The thinking in various spiritual circles suggests that we might be making an erroneous assumption there, though. Maybe our children have much more power to shape their own lives than we think. Maybe they're here to teach us as much as we're here to teach them.

To take such thoughts seriously, we would also have to accept the idea of reincarnation - or at least believe in the possibility that human beings possess souls that were conscious before their physical birth. This allows us to think in terms of a child's soul purpose: the reason why he or she came into the world in the first place. This paints a very different picture than the one we're generally accustomed to, the one that shows us children coming into the world as blank slates, and all they become being nothing more than a product of whatever society inscribes there.

Perceiving our young ones as incarnate souls shifts the parent-child dynamic in certain fundamental ways. We still live in a physical world, of course, and they still need our support and protection when they're young if they're to survive. So our essential job remains intact. But are our children not, at the same time, perhaps bringing us certain life lessons that we need to learn - that we might have even unconsciously asked for?

And if we view life beyond the confines of physical life - i.e., birth and death - then we can glimpse implications of the greater scheme of things that our old beliefs were too constrictive to allow us to see or ponder. For example, what if our children chose us beforehand? If this were true, might we not be able to accept this vote of confidence from them and relax a little in our concerns about being adequate parents for them? Such ideas suggest that everything doesn't rest on our shoulders, after all. We must do our part, but our kids really aren't expecting us to be perfect. If they were, they wouldn't have come to us in the first place.

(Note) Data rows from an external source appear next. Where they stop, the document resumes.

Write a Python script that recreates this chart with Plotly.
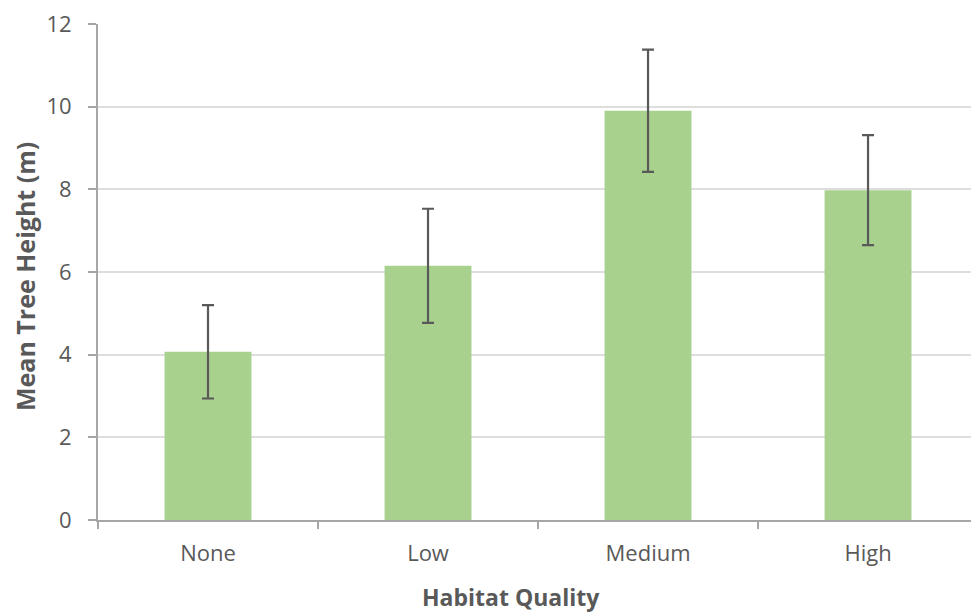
import plotly.graph_objects as go

# Mean tree height by habitat quality, with error bars
categories = ["None", "Low", "Medium", "High"]
mean_height = [4.07, 6.15, 9.9, 7.98]
error = [1.13, 1.38, 1.48, 1.33]
y_ticks = [0, 2, 4, 6, 8, 10, 12]

GREY_TEXT = "#595959"
AXIS_GREY = "#A6A6A6"
FONT = "Open Sans"

fig = go.Figure(
    go.Bar(
        x=categories,
        y=mean_height,
        marker=dict(color="#A9D18E", line=dict(width=0)),
        error_y=dict(type="data", array=error, visible=True,
                     color="#595959", thickness=2.2, width=6),
        width=0.395,
    )
)

fig.update_layout(
    width=971,
    height=613,
    margin=dict(l=98, r=0, t=24, b=93),
    paper_bgcolor="white",
    plot_bgcolor="white",
    showlegend=False,
    font=dict(family=FONT, color=GREY_TEXT, size=22),
    xaxis=dict(
        range=[-0.5, 3.468],
        tickson="boundaries",
        ticks="outside",
        ticklen=7,
        tickcolor=AXIS_GREY,
        tickwidth=2,
        showline=True,
        linecolor=AXIS_GREY,
        linewidth=2,
        showgrid=False,
        tickfont=dict(size=22, color=GREY_TEXT, family=FONT),
        ticklabelstandoff=13,
    ),
    yaxis=dict(
        range=[0, 12],
        tickvals=y_ticks,
        ticks="outside",
        ticklen=8,
        tickcolor=AXIS_GREY,
        tickwidth=2,
        showline=True,
        linecolor=AXIS_GREY,
        linewidth=2,
        showgrid=True,
        gridcolor="#DEDEDE",
        gridwidth=1.5,
        zeroline=False,
        tickfont=dict(size=22, color=GREY_TEXT, family=FONT),
        ticklabelstandoff=12,
    ),
    annotations=[
        dict(text="<b>Habitat Quality</b>", xref="paper", yref="paper",
             x=(511 - 98) / 873, y=-(597 - 520) / 496, yanchor="middle",
             showarrow=False, font=dict(size=23, color=GREY_TEXT, family=FONT)),
        dict(text="<b>Mean Tree Height (m)</b>", xref="paper", yref="paper",
             x=-(98 - 25) / 873, y=(520 - 277) / 496, xanchor="center",
             yanchor="middle", textangle=-90, showarrow=False,
             font=dict(size=25, color=GREY_TEXT, family=FONT)),
    ],
)

fig.write_html("out.html")
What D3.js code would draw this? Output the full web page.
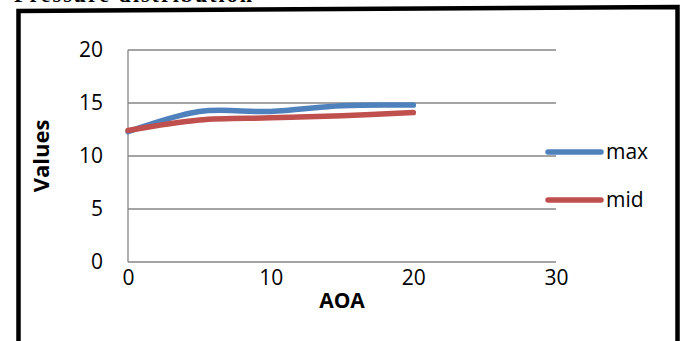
<!DOCTYPE html>
<html>
<head>
<meta charset="utf-8">
<script src="https://cdn.jsdelivr.net/npm/d3@7"></script>
<style>
  html, body { margin: 0; padding: 0; background: #fff; }
  svg { display: block; }
</style>
</head>
<body>
<svg id="chart" width="684" height="341"></svg>
<script>
// AOA sample points and the two pressure series
const aoa = [0, 5, 10, 15, 20];
const maxValues = [12.3, 14.2, 14.2, 14.75, 14.8];
const midValues = [12.4, 13.4, 13.6, 13.8, 14.1];
const xTicks = [0, 10, 20, 30];
const yTicks = [0, 5, 10, 15, 20];
const seriesNames = ["max", "mid"];
const seriesColors = ["#4F81BD", "#C0504D"];

const svg = d3.select("#chart");
const font = "'Open Sans', sans-serif";

const x = d3.scaleLinear().domain([0, 30]).range([128, 556]);
const y = d3.scaleLinear().domain([0, 20]).range([262, 50]);

// Caption above the frame (clipped by the top edge)
svg.append("text")
  .attr("x", 14).attr("y", 2)
  .attr("font-family", "'Liberation Serif', 'Times New Roman', serif")
  .attr("font-weight", "bold").attr("font-size", 22)
  .attr("textLength", 238)
  .text("Pressure distribution");

// Outer frame
svg.append("path")
  .attr("d", "M18.5,345 L18.5,11 L677.5,7 L677.5,345")
  .attr("fill", "none").attr("stroke", "#000").attr("stroke-width", 4.5);

// Horizontal gridlines
svg.append("g").selectAll("line")
  .data(yTicks.filter(d => d > 0))
  .join("line")
  .attr("x1", x(0)).attr("x2", x(30))
  .attr("y1", d => y(d)).attr("y2", d => y(d))
  .attr("stroke", "#868686").attr("stroke-width", 1.3);

// Axes
const yAxis = svg.append("g")
  .attr("transform", `translate(${x(0)},0)`)
  .call(d3.axisLeft(y).tickValues(yTicks).tickSize(0).tickPadding(25));
const xAxis = svg.append("g")
  .attr("transform", `translate(0,${y(0)})`)
  .call(d3.axisBottom(x).tickValues(xTicks).tickSize(0).tickPadding(8));
[yAxis, xAxis].forEach(g => {
  g.select(".domain").attr("stroke", "#868686").attr("stroke-width", 1.3);
  g.selectAll("text").attr("font-family", font).attr("font-size", 21).attr("fill", "#000");
});
xAxis.select(".domain").attr("d", `M${x(0)},0H${x(30)}`);
yAxis.select(".domain").attr("d", `M0,${y(0)}V${y(20)}`);

// Axis titles
svg.append("text")
  .attr("x", (x(0) + x(30)) / 2).attr("y", 308)
  .attr("text-anchor", "middle")
  .attr("font-family", font).attr("font-weight", "bold").attr("font-size", 21)
  .text("AOA");
svg.append("text")
  .attr("transform", `translate(49,${(y(0) + y(20)) / 2}) rotate(-90)`)
  .attr("text-anchor", "middle")
  .attr("font-family", font).attr("font-weight", "bold").attr("font-size", 22)
  .text("Values");

// Smoothed series lines
const series = [maxValues, midValues];
const line = d3.line()
  .x((d, i) => x(aoa[i]))
  .y(d => y(d))
  .curve(d3.curveCardinal.tension(0));
series.forEach((vals, k) => {
  svg.append("path")
    .datum(vals)
    .attr("d", line)
    .attr("fill", "none")
    .attr("stroke", seriesColors[k])
    .attr("stroke-width", 5.5)
    .attr("stroke-linecap", "round");
});

// Legend
const legendY = [152, 200];
seriesNames.forEach((name, k) => {
  svg.append("line")
    .attr("x1", 548).attr("x2", 601)
    .attr("y1", legendY[k]).attr("y2", legendY[k])
    .attr("stroke", seriesColors[k]).attr("stroke-width", 5.5)
    .attr("stroke-linecap", "round");
  svg.append("text")
    .attr("x", 606).attr("y", legendY[k]).attr("dy", "0.35em")
    .attr("font-family", font).attr("font-size", 21)
    .text(name);
});
</script>
</body>
</html>
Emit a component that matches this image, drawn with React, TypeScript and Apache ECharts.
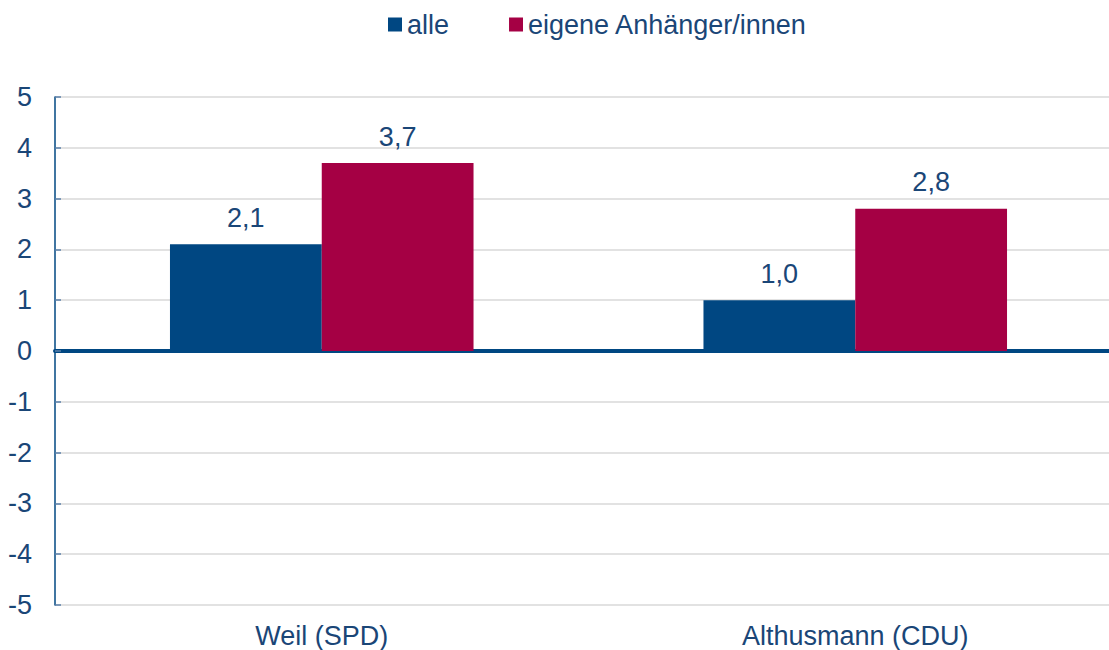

Many of our beliefs about the nature of reality and humanity have simply been too limiting to provide us with much help in coping with our problems. If we can expand our minds a little, and try and sense a higher order to life, we might realize that nothing in our existence is accidental. In this regard, perhaps children are living a lot closer to the truth than we are. Might not this be the reason why they have so much more energy and creativity, why they laugh more and have fewer inhibitions? Maybe this is part of the lesson that they're bringing to those of us who've gotten older and more cynical, who've let our minds and hearts harden. We might do well to set aside our mantle of authority, on occasion, and simply listen to them.